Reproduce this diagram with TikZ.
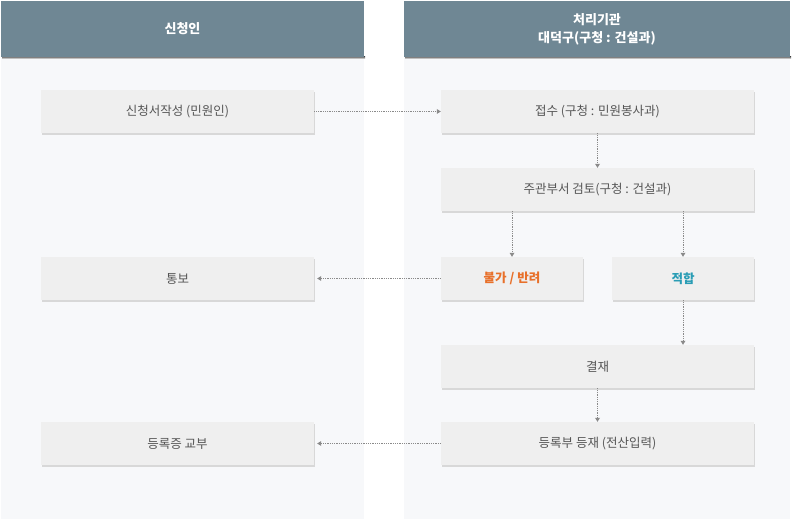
\documentclass[tikz,border=0pt]{standalone}
\usepackage{fontspec}
\setmainfont{Noto Sans CJK KR}
\usetikzlibrary{arrows.meta}
\definecolor{hdr}{HTML}{6F8794}
\definecolor{colbg}{HTML}{F7F8FA}
\definecolor{boxbg}{HTML}{EFEFEF}
\definecolor{shade}{HTML}{D8D8D8}
\definecolor{txt}{HTML}{555555}
\definecolor{orng}{HTML}{E8702A}
\definecolor{teal}{HTML}{2A9DB5}
\definecolor{arr}{HTML}{8A8A8A}
\tikzset{
  x=1pt, y=-1pt,
  stepbox/.style={fill=boxbg, text=txt, minimum height=43pt, inner sep=0pt,
     font=\fontsize{12.5}{15}\selectfont,
     preaction={fill=shade, transform canvas={shift={(1pt,-2pt)}}}},
  wide/.style={stepbox, minimum width=273pt},
  wider/.style={stepbox, minimum width=313pt},
  narrow/.style={stepbox, minimum width=142pt},
  hdrtext/.style={text=white, font=\fontsize{13}{18}\selectfont\bfseries, align=center},
  conn/.style={draw=arr, densely dotted, line width=0.8pt,
     -{Triangle[width=5pt,length=4pt,line width=0pt,fill=arr]}}
}
\begin{document}
\begin{tikzpicture}
\useasboundingbox (0,0) rectangle (793,521);
\fill[white] (0,0) rectangle (793,521);
% columns
\fill[colbg] (1,57) rectangle (364,519);
\fill[colbg] (404,57) rectangle (790,519);
\fill[shade] (2,57) rectangle (365,59);
\fill[shade] (405,57) rectangle (791,59);
\fill[hdr] (1,1) rectangle (364,57);
\fill[hdr] (404,1) rectangle (790,57);
\node[hdrtext] (h1) at (182.5,29) {신청인};
\node[hdrtext] (h2) at (597,29) {처리기관\\대덕구(구청 : 건설과)};
% boxes
\node[wide] (apply) at (177.5,111.5) {신청서작성 (민원인)};
\node[wide] (notify) at (177.5,278.5) {통보};
\node[wide] (issue) at (177.5,443.5) {등록증 교부};
\node[wider] (recv) at (597.5,111.5) {접수 (구청 : 민원봉사과)};
\node[wider] (review) at (597.5,189.5) {주관부서 검토(구청 : 건설과)};
\node[narrow, text=orng] (reject) at (512,278.5) {\bfseries 불가 / 반려};
\node[narrow, text=teal] (ok) at (683,278.5) {\bfseries 적합};
\node[wider] (approve) at (597.5,366.5) {결재};
\node[wider] (reg) at (597.5,443.5) {등록부 등재 (전산입력)};
% connectors
\draw[conn] (apply.east) -- (recv.west);
\draw[conn] (recv.south) -- (review.north);
\draw[conn] (review.south -| reject.north) -- (reject.north);
\draw[conn] (review.south -| ok.north) -- (ok.north);
\draw[conn] (ok.south) -- (approve.north -| ok.south);
\draw[conn] (approve.south) -- (reg.north);
\draw[conn] (reject.west) -- ([xshift=3pt]notify.east);
\draw[conn] (reg.west) -- ([xshift=3pt]issue.east);
\end{tikzpicture}
\end{document}
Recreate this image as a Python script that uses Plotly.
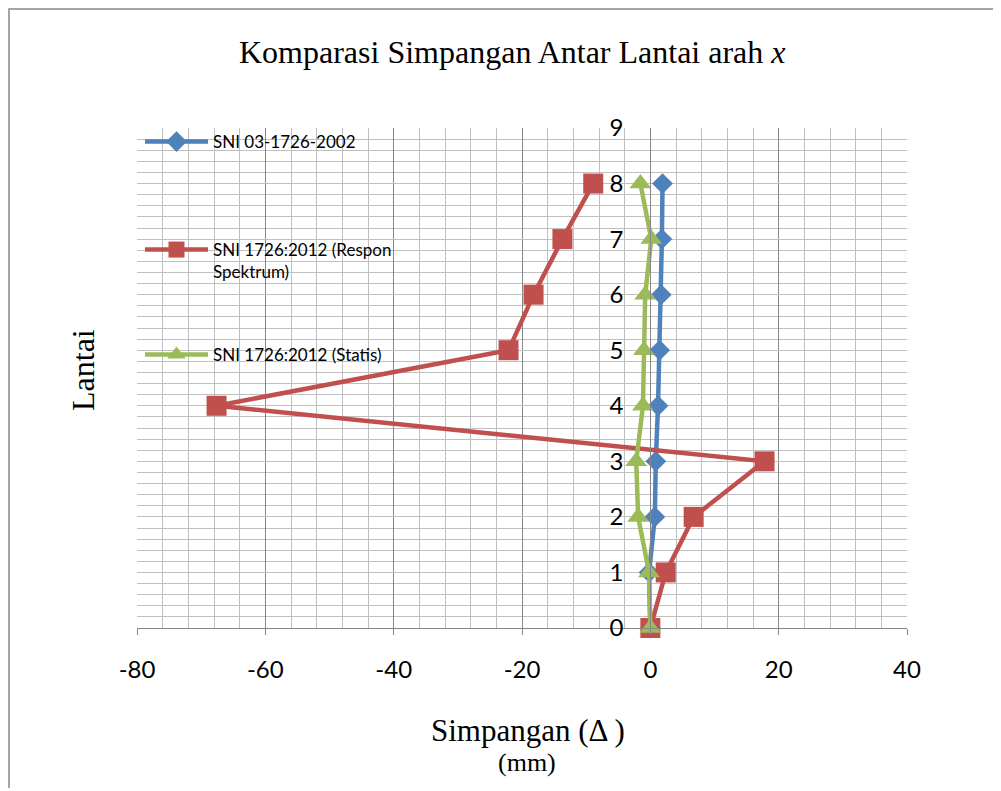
import plotly.graph_objects as go

lantai = [0, 1, 2, 3, 4, 5, 6, 7, 8]
sni_2002 = [0.0, -0.2, 0.7, 0.85, 1.2, 1.45, 1.7, 1.8, 1.9]
sni_2012_rs = [0.0, 2.4, 6.75, 17.8, -67.6, -22.1, -18.2, -13.7, -8.9]
sni_2012_statis = [0.0, -0.2, -1.9, -2.2, -1.15, -1.0, -0.8, 0.15, -1.55]

names = ["SNI 03-1726-2002", "SNI 1726:2012 (Respon<br>Spektrum)", "SNI 1726:2012 (Statis)"]
colors = ["#4F81BD", "#C0504D", "#9BBB59"]
symbols = ["diamond", "square", "triangle-up"]
msizes = [16, 20, 19]
series = [sni_2002, sni_2012_rs, sni_2012_statis]
legend_ids = ["legend", "legend2", "legend3"]

x_ticks = [-80, -60, -40, -20, 0, 20, 40]
y_ticks = [0, 1, 2, 3, 4, 5, 6, 7, 8, 9]

fig = go.Figure()
for i in range(3):
    fig.add_trace(go.Scatter(
        x=series[i], y=lantai, mode="lines+markers", name=names[i],
        legend=legend_ids[i],
        line=dict(color=colors[i], width=4.5),
        marker=dict(symbol=symbols[i], size=msizes[i], color=colors[i]),
        cliponaxis=False,
    ))

# page offset of 8px (body margin) is taken into account
W, H = 990, 780
L, T = 129, 120
pw, ph = 770, 500
R, B = W - L - pw, H - T - ph

def px(x_page):
    return (x_page - 137) / pw

def py(y_page):
    return (628 - y_page) / ph

leg_common = dict(
    xanchor="left", yanchor="top",
    bgcolor="rgba(0,0,0,0)",
    font=dict(family="Lato", size=17, color="black"),
    itemwidth=63, valign="top",
)
leg_tops = [124, 232, 337]

fig.update_layout(
    width=W, height=H,
    margin=dict(l=L, r=R, t=T, b=B),
    paper_bgcolor="white", plot_bgcolor="white",
    showlegend=True,
    legend=dict(x=px(140), y=py(leg_tops[0]), **leg_common),
    legend2=dict(x=px(140), y=py(leg_tops[1]), **leg_common),
    legend3=dict(x=px(140), y=py(leg_tops[2]), **leg_common),
    xaxis=dict(
        range=[-80, 40], tickvals=x_ticks, ticktext=[str(v) for v in x_ticks],
        showgrid=True, gridcolor="#868686", gridwidth=1,
        minor=dict(dtick=4, tick0=0, showgrid=True, gridcolor="#C0C0C0", gridwidth=1),
        zeroline=False, showline=True, linecolor="#868686", linewidth=1,
        ticks="outside", ticklen=6, tickcolor="#868686",
        tickfont=dict(family="Lato", size=24, color="black"),
        ticklabelstandoff=14,
    ),
    yaxis=dict(
        range=[0, 9], tickvals=y_ticks, ticktext=[str(v) for v in y_ticks],
        anchor="free", position=80 / 120,
        showgrid=True, gridcolor="#C0C0C0", gridwidth=1,
        minor=dict(dtick=0.2, tick0=0, showgrid=True, gridcolor="#C0C0C0", gridwidth=1),
        zeroline=False, showline=True, linecolor="#868686", linewidth=1,
        ticks="", tickfont=dict(family="Lato", size=24, color="black"),
        ticklabelstandoff=22,
    ),
    shapes=[
        dict(type="rect", xref="paper", yref="paper",
             x0=px(9), x1=px(1030), y0=py(830), y1=py(9),
             line=dict(color="#868686", width=1.5), fillcolor="rgba(0,0,0,0)", layer="below"),
    ],
    annotations=[
        dict(text="Komparasi Simpangan Antar Lantai arah <i>x</i>", xref="paper", yref="paper",
             x=px(512), y=py(52), xanchor="center", yanchor="middle", showarrow=False,
             font=dict(family="Liberation Serif", size=32, color="black")),
        dict(text="Lantai", xref="paper", yref="paper", x=px(83), y=py(370), textangle=-90,
             xanchor="center", yanchor="middle", showarrow=False,
             font=dict(family="Liberation Serif", size=32, color="black")),
        dict(text="Simpangan (Δ )", xref="paper", yref="paper", x=px(528), y=py(730),
             xanchor="center", yanchor="middle", showarrow=False,
             font=dict(family="Liberation Serif", size=31, color="black")),
        dict(text="(mm)", xref="paper", yref="paper", x=px(527), y=py(762),
             xanchor="center", yanchor="middle", showarrow=False,
             font=dict(family="Liberation Serif", size=26, color="black")),
    ],
)

fig.write_html("out.html")
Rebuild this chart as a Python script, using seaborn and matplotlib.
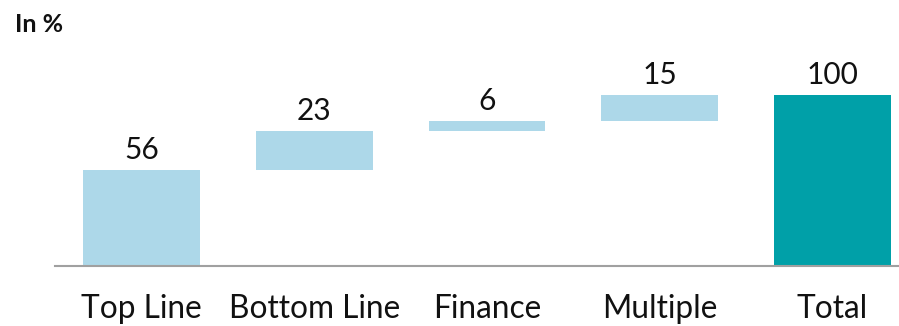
import matplotlib
matplotlib.use("Agg")
import matplotlib.pyplot as plt
import seaborn as sns
import pandas as pd
import numpy as np

categories = ["Top Line", "Bottom Line", "Finance", "Multiple", "Total"]
values = [56, 23, 6, 15, 100]
labels = ["56", "23", "6", "15", "100"]

sns.set_theme(style="white")
plt.rcParams['font.family'] = ['Lato', 'DejaVu Sans']

# waterfall bottoms
bottoms = []
run = 0
for i, v in enumerate(values):
    if i == len(values) - 1:
        bottoms.append(0)
    else:
        bottoms.append(run)
        run += v

colors = ["#ADD8E9"] * 4 + ["#00A0A8"]
df = pd.DataFrame({"cat": categories, "val": values})

fig = plt.figure(figsize=(8.99, 3.26), dpi=100)
ax = fig.add_axes([55/899, 60/326, 1 - 55/899, (266-30)/326])

sns.barplot(data=df, x="cat", y="val", color=colors[0], width=0.677,
            bottom=bottoms, ax=ax, saturation=1)
for p, c in zip(ax.patches, colors):
    p.set_facecolor(c)
    p.set_edgecolor("none")

for i, (v, b) in enumerate(zip(values, bottoms)):
    ax.text(i, b + v + 6.5, labels[i], ha="center", va="baseline", fontsize=21.5, color="#111111")

ax.set_xlim(-0.5007, 4.385)
ax.set_ylim(0, 138)
ax.set_xlabel("")
ax.set_ylabel("")
ax.set_yticks([])
for s in ["top", "right", "left"]:
    ax.spines[s].set_visible(False)
ax.spines["bottom"].set_color("#A0A0A0")
ax.spines["bottom"].set_linewidth(1.5)
ax.tick_params(axis="x", length=0, pad=20, labelsize=22.8, labelcolor="#111111")

fig.text(15/899, 1 - 32/326, "In %", fontsize=18, fontweight="bold", color="#111111", ha="left", va="baseline")

fig.savefig("out.png", dpi=100)
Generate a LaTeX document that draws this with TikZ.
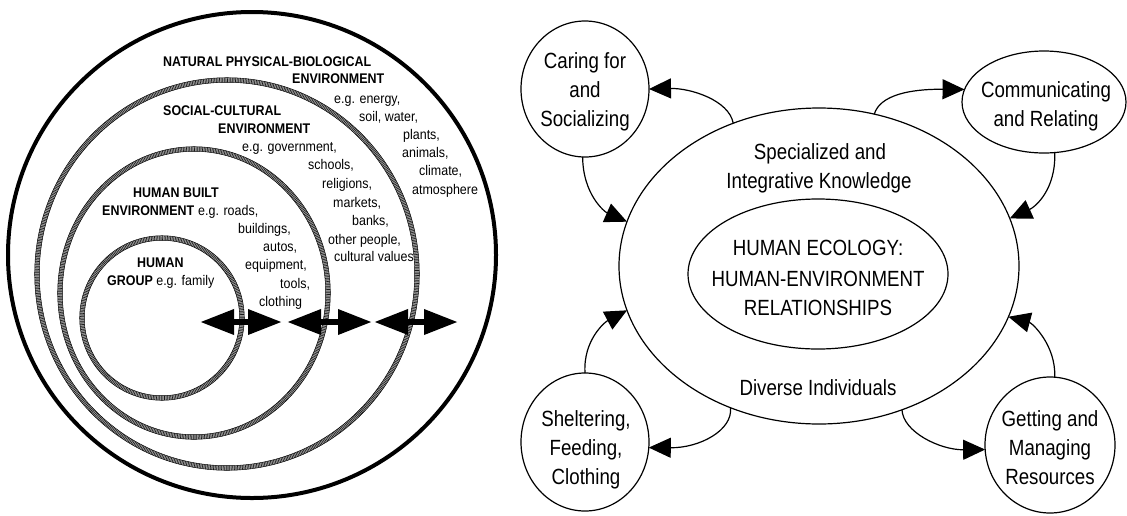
\documentclass[tikz,border=0pt]{standalone}
\usepackage{fontspec}
\setmainfont[FakeStretch=0.89]{Liberation Sans}
\newfontfamily\rfont[FakeStretch=0.85]{Liberation Sans}
\usetikzlibrary{arrows.meta,shapes.geometric}
\newcommand{\hatchring}[4]{%
  \draw[ringbase] (#1,#2) ellipse [x radius=#3pt, y radius=#4pt];
  \draw[ringhatch] (#1,#2) ellipse [x radius=#3pt, y radius=#4pt];
  \draw[line width=0.45pt] (#1,#2) ellipse [x radius=#3pt+2.3pt, y radius=#4pt+2.3pt];
  \draw[line width=0.45pt] (#1,#2) ellipse [x radius=#3pt-2.3pt, y radius=#4pt-2.3pt];
}
\tikzset{
  lbl/.style={font=\fontsize{14}{18}\selectfont, inner sep=0pt, anchor=base west},
  blbl/.style={lbl, font=\fontsize{14}{18}\selectfont\bfseries},
  rlbl/.style={font=\rfont\fontsize{22}{29}\selectfont, inner sep=0pt, anchor=base},
  ctxt/.style={font=\rfont\fontsize{22}{29}\selectfont, inner sep=0pt, align=center},
  act/.style={draw, ellipse, line width=1.2pt, inner sep=0pt, outer sep=0pt},
  flow/.style={line width=1.2pt, -{Triangle[length=22pt,width=20pt]}},
  dblarrow/.style={line width=6.5pt, {Triangle[length=34pt,width=24pt]}-{Triangle[length=34pt,width=24pt]}},
  ringbase/.style={line width=4.6pt, draw=black!35},
  ringhatch/.style={line width=4.6pt, draw=black!90, dash pattern=on 0.6pt off 1.0pt},
}
\begin{document}
\begin{tikzpicture}[x=1pt,y=-1pt]
\useasboundingbox (0,0) rectangle (1127,515);
\fill[white] (0,0) rectangle (1127,515);

% ---------- left: nested environments ----------
\draw[line width=4pt] (252,255) ellipse [x radius=244pt, y radius=243pt];
\hatchring{227}{274}{190}{194}
\hatchring{194}{293}{134}{144}
\hatchring{162}{318}{80}{80}

\coordinate (a1l) at (200,322); \coordinate (a1r) at (282,322);
\coordinate (a2l) at (287,322); \coordinate (a2r) at (372,322);
\coordinate (a3l) at (374,322); \coordinate (a3r) at (458,322);
\draw[dblarrow] (a1l) -- (a1r);
\draw[dblarrow] (a2l) -- (a2r);
\draw[dblarrow] (a3l) -- (a3r);

\node[blbl] (nat1) at (163,66) {NATURAL PHYSICAL-BIOLOGICAL};
\node[blbl] (nat2) at (292,83) {ENVIRONMENT};
\node[lbl] (nat3) at (334,103) {e.g. energy,};
\node[lbl] (nat4) at (359,121) {soil, water,};
\node[lbl] (nat5) at (403,139) {plants,};
\node[lbl] (nat6) at (402,157) {animals,};
\node[lbl] (nat7) at (419,175) {climate,};
\node[lbl] (nat8) at (412,194) {atmosphere};

\node[blbl] (soc1) at (163,115) {SOCIAL-CULTURAL};
\node[blbl] (soc2) at (218,133) {ENVIRONMENT};
\node[lbl] (soc3) at (242,151) {e.g. government,};
\node[lbl] (soc4) at (308,169) {schools,};
\node[lbl] (soc5) at (322,188) {religions,};
\node[lbl] (soc6) at (333,207) {markets,};
\node[lbl] (soc7) at (352,225) {banks,};
\node[lbl] (soc8) at (328,244) {other people,};
\node[lbl] (soc9) at (334,261) {cultural values};

\node[blbl] (bui1) at (133,197) {HUMAN BUILT};
\node[blbl] (bui2) at (102,215) {ENVIRONMENT};
\node[lbl] (bui3) at (198,215) {e.g. roads,};
\node[lbl] (bui4) at (238,233) {buildings,};
\node[lbl] (bui5) at (263,251) {autos,};
\node[lbl] (bui6) at (245,269) {equipment,};
\node[lbl] (bui7) at (280,288) {tools,};
\node[lbl] (bui8) at (259,306) {clothing};

\node[blbl] (grp1) at (137,267) {HUMAN};
\node[lbl] (grp2) at (107,285) {\textbf{GROUP} e.g. family};

% ---------- right: human ecology ----------
\node[act, minimum width=400pt, minimum height=316pt] (big) at (819,266) {};
\node[act, minimum width=260pt, minimum height=150pt] (core) at (818,274) {};
\node[act, minimum width=128pt, minimum height=136pt] (care) at (585,89) {};
\node[act, minimum width=164pt, minimum height=102pt] (comm) at (1044,102) {};
\node[act, minimum width=128pt, minimum height=138pt] (shelter) at (585,442) {};
\node[act, minimum width=130pt, minimum height=136pt] (getting) at (1050,445) {};

\node[rlbl] (spec1) at (820,159) {Specialized and};
\node[rlbl] (spec2) at (819,188) {Integrative Knowledge};
\node[rlbl] (eco1) at (818,255) {HUMAN ECOLOGY:};
\node[rlbl] (eco2) at (818,286) {HUMAN-ENVIRONMENT};
\node[rlbl] (eco3) at (818,315) {RELATIONSHIPS};
\node[rlbl] (div) at (818,395) {Diverse Individuals};

\node[ctxt] (caretxt) at (585,91.5) {Caring for\\and\\Socializing};
\node[ctxt] (commtxt) at (1046,106.8) {Communicating\\and Relating};
\node[ctxt] (sheltertxt) at (586,450.3) {Sheltering,\\Feeding,\\Clothing};
\node[ctxt] (gettingtxt) at (1050,448) {Getting and\\Managing\\Resources};

\draw[flow] (big.121.7) .. controls (729,100) and (690,88) .. (care.0);
\draw[flow] (care.268) .. controls (583,195) and (605,212) .. (big.167);
\draw[flow] (big.70.3) .. controls (880,95) and (910,89) .. (comm.171);
\draw[flow] (comm.282) .. controls (1056,190) and (1035,207) .. (big.14.2);
\draw[flow] (shelter.north) .. controls (583,340) and (605,322) .. (big.193.6);
\draw[flow] (big.238.6) .. controls (733,430) and (700,448) .. (shelter.355);
\draw[flow] (big.300.6) .. controls (903,432) and (940,450) .. (getting.184);
\draw[flow] (getting.86) .. controls (1056,345) and (1032,323) .. (big.345.5);
\end{tikzpicture}
\end{document}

==============================

→ Description of the task:
Of the lines above, quote exactly those from the one with "Recreate this image" through the one with "-0.8, 0.15, -1.55]", ends included; pictures stay out.

→ Solution to this task:
Recreate this image as a Python script that uses Plotly.
import plotly.graph_objects as go

lantai = [0, 1, 2, 3, 4, 5, 6, 7, 8]
sni_2002 = [0.0, -0.2, 0.7, 0.85, 1.2, 1.45, 1.7, 1.8, 1.9]
sni_2012_rs = [0.0, 2.4, 6.75, 17.8, -67.6, -22.1, -18.2, -13.7, -8.9]
sni_2012_statis = [0.0, -0.2, -1.9, -2.2, -1.15, -1.0, -0.8, 0.15, -1.55]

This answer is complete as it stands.